── Input data ──

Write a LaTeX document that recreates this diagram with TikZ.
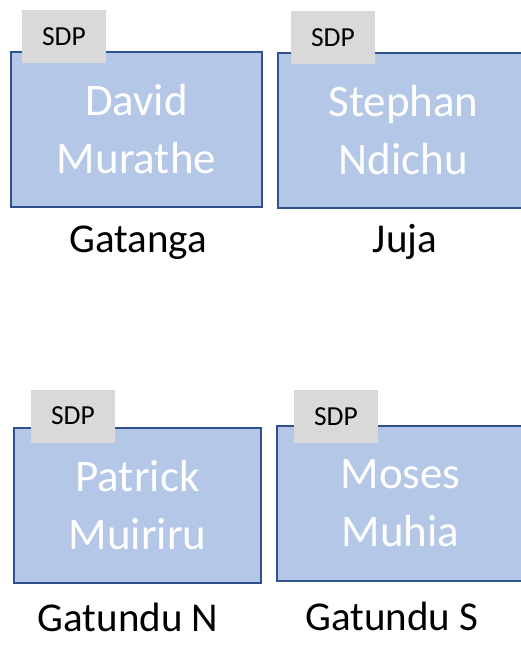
\documentclass[tikz,border=0pt]{standalone}
\usepackage{fontspec}
\setmainfont{Carlito}
\usepackage{xcolor}
\usetikzlibrary{positioning}

\definecolor{siteblue}{HTML}{B4C7E7}
\definecolor{siteedge}{HTML}{2F528F}
\definecolor{tabgray}{HTML}{D9D9D9}

\tikzset{
  site/.style={draw=siteedge, line width=2pt, fill=siteblue, text=white,
    minimum width=#1, minimum height=155pt, inner sep=0pt, align=center,
    font=\fontsize{45}{58}\selectfont},
  tab/.style={fill=tabgray, minimum width=84pt, minimum height=53pt,
    inner sep=0pt, font=\fontsize{27.5}{32}\selectfont},
  place/.style={anchor=base, inner sep=0pt, font=\fontsize{41}{48}\selectfont}
}

\begin{document}
\begin{tikzpicture}[x=1pt, y=-1pt]
    \clip (0,0) rectangle (521,648);

    % Top row
    \node[site=251pt] (david) at (136.5,129.5) {David\\Murathe};
    \node[site=251pt] (stephan) at (403.5,130) {Stephan\\Ndichu};
    \node[tab] (tabdavid) at (64,36.5) {SDP};
    \node[tab] (tabstephan) at (333,37.5) {SDP};
    \node[place] (gatanga) at (138,252) {Gatanga};
    \node[place] (juja) at (405,252) {Juja};

    % Bottom row
    \node[site=247pt] (patrick) at (137.5,505) {Patrick\\Muiriru};
    \node[site=247pt] (moses) at (400.5,503.5) {Moses\\Muhia};
    \node[tab] (tabpatrick) at (73,416) {SDP};
    \node[tab] (tabmoses) at (336,416.5) {SDP};
    \node[place] (gatundun) at (128,631) {Gatundu N};
    \node[place] (gatundus) at (392,630) {Gatundu S};
\end{tikzpicture}
\end{document}
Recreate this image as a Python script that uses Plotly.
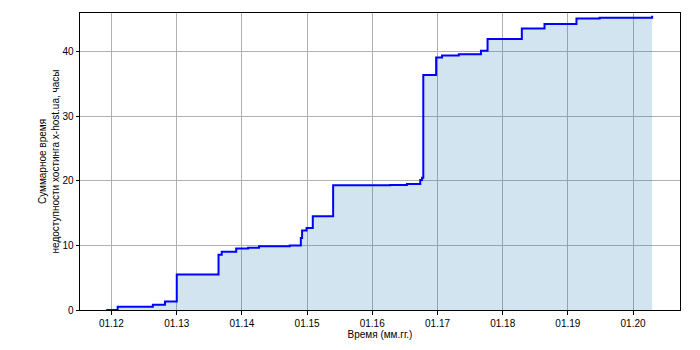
import plotly.graph_objects as go

# Event dates and cumulative downtime (hours)
dates = [
    "2011-12-03", "2012-02-05", "2012-08-20", "2012-10-27", "2013-01-01",
    "2013-08-23", "2013-09-10", "2013-11-30", "2014-02-05", "2014-04-07",
    "2014-09-26", "2014-11-27", "2014-12-04", "2014-12-29", "2015-02-02",
    "2015-05-27", "2016-04-11", "2016-07-13", "2016-09-26", "2016-10-06",
    "2016-10-13", "2016-12-24", "2017-01-26", "2017-04-30", "2017-09-01",
    "2017-10-08", "2018-04-18", "2018-08-23", "2019-02-18", "2019-06-28",
    "2020-04-17",
]
cum_hours = [
    0.0, 0.5, 0.8, 1.3, 5.5,
    8.55, 9.0, 9.5, 9.63, 9.85,
    9.97, 11.15, 12.28, 12.7, 14.5,
    19.28, 19.35, 19.5, 20.1, 20.45,
    36.35, 39.05, 39.35, 39.55, 40.1,
    41.9, 43.55, 44.25, 45.1, 45.2,
    45.5,
]

tick_dates = ["2012-01-01", "2013-01-01", "2014-01-01", "2015-01-01", "2016-01-01",
              "2017-01-01", "2018-01-01", "2019-01-01", "2020-01-01"]
tick_labels = ["01.12", "01.13", "01.14", "01.15", "01.16",
               "01.17", "01.18", "01.19", "01.20"]
y_ticks = [0, 10, 20, 30, 40]

font_family = "Liberation Sans, Arial, sans-serif"

fig = go.Figure()
fig.add_trace(go.Scatter(
    x=dates, y=cum_hours, mode="lines",
    line=dict(shape="hv", width=0),
    fill="tozeroy", fillcolor="rgba(31,119,180,0.2)",
    hoverinfo="skip", showlegend=False,
))
fig.add_trace(go.Scatter(
    x=dates, y=cum_hours, mode="lines",
    line=dict(shape="hv", color="#0000ff", width=2),
    showlegend=False,
))

axis_common = dict(
    showline=True, linecolor="#000000", linewidth=1, mirror=True,
    showgrid=True, gridcolor="#b0b0b0", gridwidth=0.8,
    ticks="outside", ticklen=3.5, tickwidth=0.8, tickcolor="#000000",
    tickfont=dict(family=font_family, size=10, color="#000000"),
    zeroline=False,
)

fig.update_xaxes(
    type="date",
    range=["2011-07-09", "2020-09-20"],
    tickmode="array", tickvals=tick_dates, ticktext=tick_labels,
    title=dict(text="Время (мм.гг.)", font=dict(family=font_family, size=10, color="#000000"),
               standoff=2),
    **axis_common,
)
fig.update_yaxes(
    range=[0, 45.94],
    tickmode="array", tickvals=y_ticks,
    title=dict(text="Суммарное время<br>недоступности хостинга x-host.ua, часы",
               font=dict(family=font_family, size=10, color="#000000"),
               standoff=0),
    **axis_common,
)

fig.update_layout(
    width=700, height=350,
    margin=dict(l=80, r=20, t=13, b=40, autoexpand=False),
    paper_bgcolor="white", plot_bgcolor="white",
    font=dict(family=font_family, size=10, color="#000000"),
)
fig.update_xaxes(automargin=False)
fig.update_yaxes(automargin=False)

fig.write_html("out.html")
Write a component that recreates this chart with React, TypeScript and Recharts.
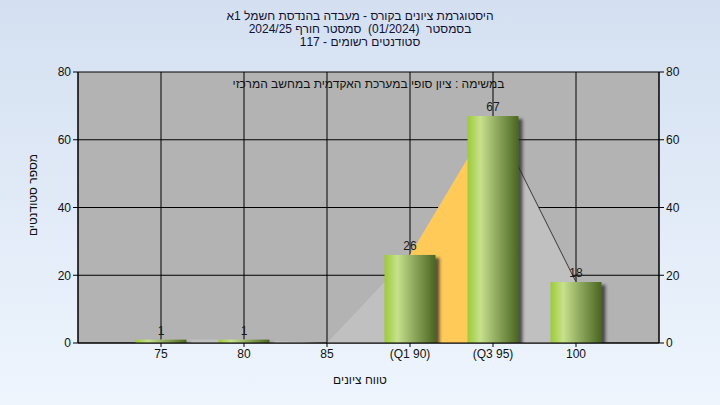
import React from 'react';
import {
  ComposedChart, Bar, Area, Line, XAxis, YAxis, CartesianGrid, LabelList,
} from 'recharts';

const categories = ['75', '80', '85', '(Q1 90)', '(Q3 95)', '100'];
const counts = [1, 1, 0, 26, 67, 18];
const iqrCounts: (number | null)[] = [null, null, null, 26, 67, null];
const tailCounts: (number | null)[] = [null, null, null, null, 67, 18];
const yTicks = [0, 20, 40, 60, 80];

const titleLines = [
  'היסטוגרמת ציונים בקורס - מעבדה בהנדסת חשמל 1א',
  'בסמסטר  (01/2024)  סמסטר חורף 2024/25',
  'סטודנטים רשומים - 117',
];
const subtitle = 'במשימה : ציון סופי במערכת האקדמית במחשב המרכזי';
const yTitle = 'מספר סטודנטים';
const xTitle = 'טווח ציונים';

const data = categories.map((c, i) => ({
  cat: c,
  v: counts[i],
  iqr: iqrCounts[i],
  tail: tailCounts[i],
}));

const FONT = '"Liberation Sans", Arial, sans-serif';

const CylBar = (props: any) => {
  const { x, y, width, height } = props;
  if (!height || height <= 0) return null;
  return (
    <rect x={x} y={y} width={width} height={height} fill="url(#cyl)" filter="url(#shadow)" />
  );
};

export default function App() {
  return (
    <div
      style={{
        position: 'absolute', left: 0, top: 0, width: 720, height: 405,
        background: 'linear-gradient(to bottom, #d4e0f1 0%, #eef5fd 100%)',
        fontFamily: FONT, overflow: 'hidden',
      }}
    >
      <ComposedChart
        width={720}
        height={405}
        data={data}
        margin={{ top: 72, right: 0, bottom: 32, left: 0 }}
      >
        <defs>
          <linearGradient id="cyl" x1="0" y1="0" x2="1" y2="0">
            <stop offset="0%" stopColor="#9bcb36" />
            <stop offset="25%" stopColor="#c7e18c" />
            <stop offset="55%" stopColor="#93ae62" />
            <stop offset="100%" stopColor="#4a6520" />
          </linearGradient>
          <filter id="shadow" x="-20%" y="-20%" width="150%" height="150%">
            <feDropShadow dx="4" dy="3" stdDeviation="1.6" floodColor="#2a2a2a" floodOpacity="0.75" />
          </filter>
        </defs>
        <CartesianGrid stroke="#000" strokeWidth={1} fill="#b3b3b3" fillOpacity={1} yAxisId="l" />
        <XAxis
          dataKey="cat"
          padding={{ left: 41.5, right: 41.5 }}
          tickSize={4}
          height={30}
          axisLine={{ stroke: '#000' }}
          tickLine={{ stroke: '#000' }}
          tick={{ fill: '#111', fontSize: 12, fontFamily: FONT }}
          interval={0}
        />
        <YAxis
          yAxisId="l"
          domain={[0, 80]}
          ticks={yTicks}
          width={78}
          tickSize={5}
          axisLine={{ stroke: '#000' }}
          tickLine={{ stroke: '#000' }}
          tick={{ fill: '#111', fontSize: 12, fontFamily: FONT }}
          allowDataOverflow
        />
        <YAxis
          yAxisId="r"
          orientation="right"
          domain={[0, 80]}
          ticks={yTicks}
          width={61}
          tickSize={5}
          axisLine={{ stroke: '#000' }}
          tickLine={{ stroke: '#000' }}
          tick={{ fill: '#111', fontSize: 12, fontFamily: FONT }}
          allowDataOverflow
        />
        <Area
          yAxisId="l"
          type="linear"
          dataKey="v"
          fill="#c0c0c0"
          fillOpacity={1}
          stroke="none"
          activeDot={false}
          isAnimationActive={false}
        />
        <Area
          yAxisId="l"
          type="linear"
          dataKey="iqr"
          fill="#ffca58"
          fillOpacity={1}
          stroke="none"
          activeDot={false}
          isAnimationActive={false}
        />
        <Area
          yAxisId="l"
          type="linear"
          dataKey="tail"
          fill="none"
          fillOpacity={0}
          stroke="#3a3a3a"
          strokeWidth={1}
          activeDot={false}
          baseValue="dataMin"
          isAnimationActive={false}
        />
        <Line
          yAxisId="r"
          dataKey="v"
          stroke="none"
          dot={false}
          activeDot={false}
          isAnimationActive={false}
        />
        <Bar yAxisId="l" dataKey="v" barSize={51} shape={CylBar} isAnimationActive={false}>
          <LabelList
            dataKey="v"
            position="top"
            offset={5}
            fill="#1a1a1a"
            fontSize={12}
            fontFamily={FONT}
            formatter={(val: any) => (val ? String(val) : '')}
          />
        </Bar>
      </ComposedChart>

      <div
        style={{
          position: 'absolute', left: 0, top: 10, width: 720, textAlign: 'center',
          fontSize: 12, lineHeight: '13px', color: '#111133', direction: 'rtl',
          whiteSpace: 'pre',
        }}
      >
        {titleLines.map((t, i) => (
          <div key={i}>{t}</div>
        ))}
      </div>
      <div
        style={{
          position: 'absolute', left: 78, top: 77, width: 581, textAlign: 'center',
          fontSize: 12, lineHeight: '14px', color: '#111', direction: 'rtl',
        }}
      >
        {subtitle}
      </div>
      <div
        style={{
          position: 'absolute', left: 33 - 60, top: 195 - 7, width: 120, textAlign: 'center',
          fontSize: 12, lineHeight: '14px', color: '#111', direction: 'rtl',
          transform: 'rotate(-90deg)', transformOrigin: '60px 7px',
        }}
      >
        {yTitle}
      </div>
      <div
        style={{
          position: 'absolute', left: 0, top: 373, width: 720, textAlign: 'center',
          fontSize: 12, lineHeight: '14px', color: '#111', direction: 'rtl',
        }}
      >
        {xTitle}
      </div>
    </div>
  );
}
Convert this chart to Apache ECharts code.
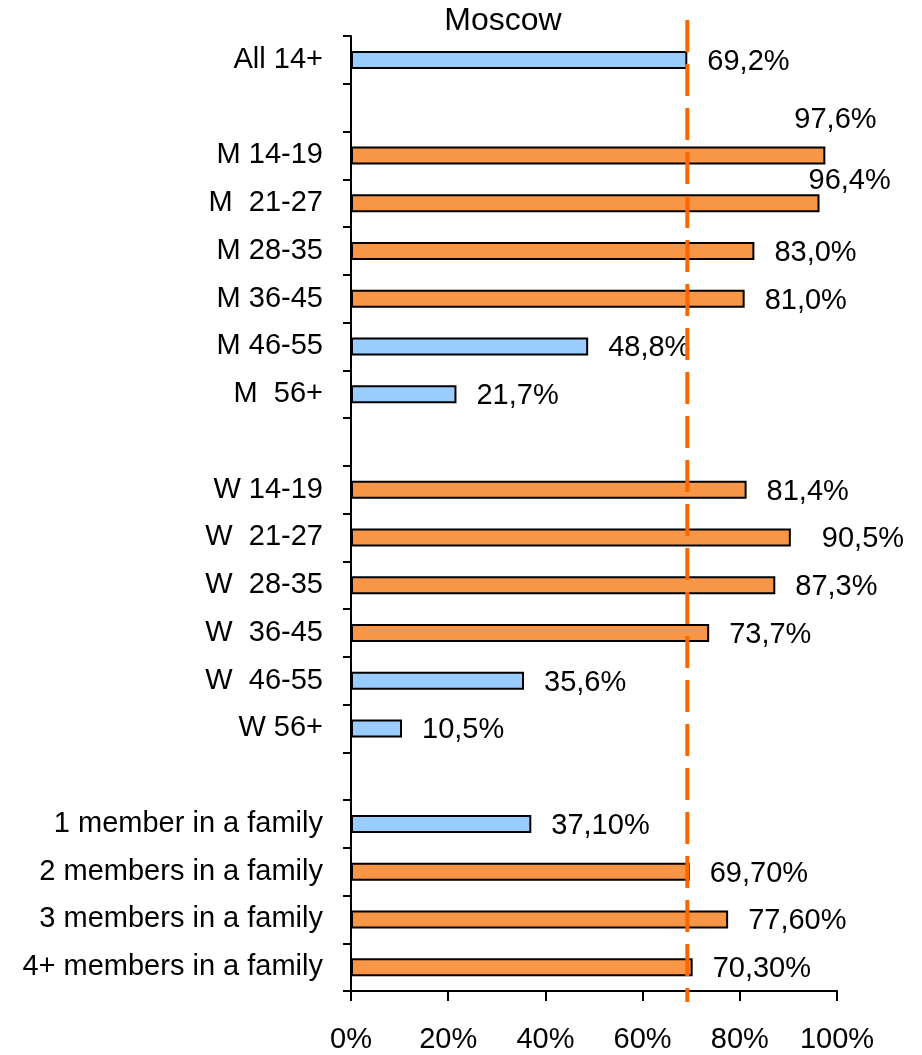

───

Task description » Quote only what lies between the first line of the records and the line containing "import plotly.graph_objects as go", please, including both lines and excluding images.

Response below »
Write a LaTeX document that recreates this diagram with TikZ.
\documentclass[tikz,border=0pt]{standalone}
\usepackage{fontspec}
\setmainfont{Carlito}
\usepackage{xcolor}
\usetikzlibrary{positioning}

\definecolor{siteblue}{HTML}{B4C7E7}
\definecolor{siteedge}{HTML}{2F528F}
\definecolor{tabgray}{HTML}{D9D9D9}

\tikzset{
  site/.style={draw=siteedge, line width=2pt, fill=siteblue, text=white,
    minimum width=#1, minimum height=155pt, inner sep=0pt, align=center,
    font=\fontsize{45}{58}\selectfont},
  tab/.style={fill=tabgray, minimum width=84pt, minimum height=53pt,
    inner sep=0pt, font=\fontsize{27.5}{32}\selectfont},
  place/.style={anchor=base, inner sep=0pt, font=\fontsize{41}{48}\selectfont}
}

\begin{document}
\begin{tikzpicture}[x=1pt, y=-1pt]
    \clip (0,0) rectangle (521,648);

    % Top row
    \node[site=251pt] (david) at (136.5,129.5) {David\\Murathe};
    \node[site=251pt] (stephan) at (403.5,130) {Stephan\\Ndichu};
    \node[tab] (tabdavid) at (64,36.5) {SDP};
    \node[tab] (tabstephan) at (333,37.5) {SDP};
    \node[place] (gatanga) at (138,252) {Gatanga};
    \node[place] (juja) at (405,252) {Juja};

    % Bottom row
    \node[site=247pt] (patrick) at (137.5,505) {Patrick\\Muiriru};
    \node[site=247pt] (moses) at (400.5,503.5) {Moses\\Muhia};
    \node[tab] (tabpatrick) at (73,416) {SDP};
    \node[tab] (tabmoses) at (336,416.5) {SDP};
    \node[place] (gatundun) at (128,631) {Gatundu N};
    \node[place] (gatundus) at (392,630) {Gatundu S};
\end{tikzpicture}
\end{document}
Recreate this image as a Python script that uses Plotly.
import plotly.graph_objects as go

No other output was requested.